I have two aluminum bikes and while I'd really love the carbon, I can't complain for the way these have held up.

My aluminum MTB is five years old and has over 4,000 miles on it and zero frame related problems. I've jumped with it and gone down some brutal single track.

My aluminum CX is just over a year old and has over 1,200 miles on it, also zero frame related problems. I use the CX for recreation, not racing. Most of my miles come on rail trails, which are mostly packed limestone and include some sketchy areas and some stretches of asphalt.

If I stick with aluminum for my next bike, I'll very likely upgrade to Scandium.
can't go wrong with a rock lobster, and they're reasonable compared to a lot of other domestic hand-built options.

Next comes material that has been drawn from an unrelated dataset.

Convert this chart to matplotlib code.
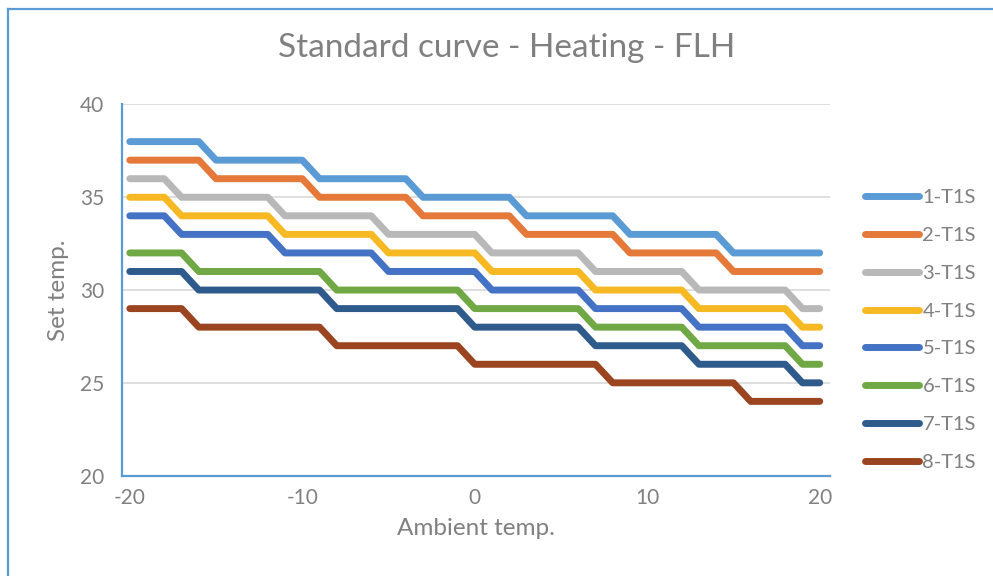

the biggest risk with aluminum or scandium is denting. that can happen from your bars, a crash, or your bike just falling down. if that doesn't happen, it really can last a long time. I have a cdale from '92 that still gets occasional use and it has avoided dents or cracks despite many years of hard riding - and that was for a frame that was so light (2.8 pounds), cdale added nearly a half pound to the frame the year after it was built, which isn't very common these days.
I have a number of nice bikes including a 1-year-old Rock Lobster cx made out of Easton 7005 tubing and am extremely satisfied. No concerns at all about it spontaneously combusting after a few seasons. It’s not soda-can thin, nor is it absurdly light but neither is the rider. Paul at Rock Lobster is a pro at what he does and builds to suit.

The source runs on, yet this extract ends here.